Welche Dimension der Verrat im Erfolgsfall gehabt hätte, verdeutlichte schon Staatsanwalt Baptist Michale beim Verlesen der Anklage: Der Konkurrent Segmüller hätte wohl zwei bis drei Millionen Euro einsparen können, hätte er die verratenen Daten genutzt. Der Staatsanwalt lobte deshalb ausdrücklich das „sehr redliche Verhalten“des Friedberger Unternehmens. Ein Geschäftsführer des vom Verrat betroffenen Möbelhauses sagte als Zeuge, die geheimen Daten seien wohl „ein paar Millionen“wert gewesen. „Im Wettbewerb wäre eine Lawine ausgelöst worden.“Einkaufskonditionen seien der wichtigste Baustein im Einzelhandel.
Die Buchhalterin, verteidigt von Anwalt Moritz Bode, wiederholte ihr bei der Kripo abgelegtes Geständnis. Der mitangeklagte Freund (Verteidiger: Heinz Schmitz) erklärte zunächst, er habe lediglich seiner Freundin helfen wollen, aber über Inhalt des Deals und die Geldforderungen nichts gewusst. Erst nach einer Pause räumte er ein, in den gesamten Plan eingebunden gewesen zu sein. Die Daten heruntergeladen habe aber seine Freundin.
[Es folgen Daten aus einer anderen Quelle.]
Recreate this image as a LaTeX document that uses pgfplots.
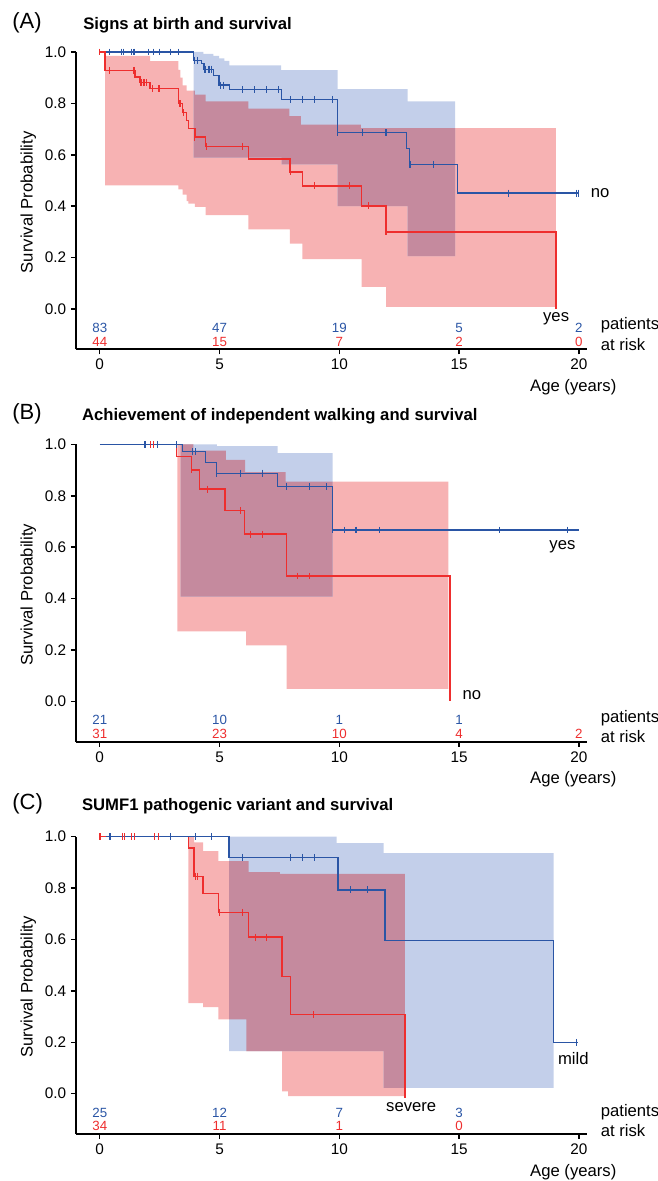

In den Plädoyers waren sich alle Beteiligten einig, dass dieser Verrat „hochsensibler und sehr wertvoller Daten“, wie es Staatsanwalt Michale nannte, aufgrund der Geständnisse noch mit Bewährungsstrafen zu sühnen ist. Das Gericht schloss sich dieser Meinung an: Die Frau wurde zu 22 Monaten, der Freund zu 14 Monaten Bewährungsstrafe verurteilt. Beide müssen als Auflage 160 beziehungsweise 140 Sozialstunden ableisten. Der Schuldspruch wurde noch im Gerichtssaal rechtskräftig. Der Verrat von Betriebs- und Geschäftsgeheimnissen wird laut Gesetz mit Geld- oder Freiheitsstrafen von bis zu drei Jahren bestraft.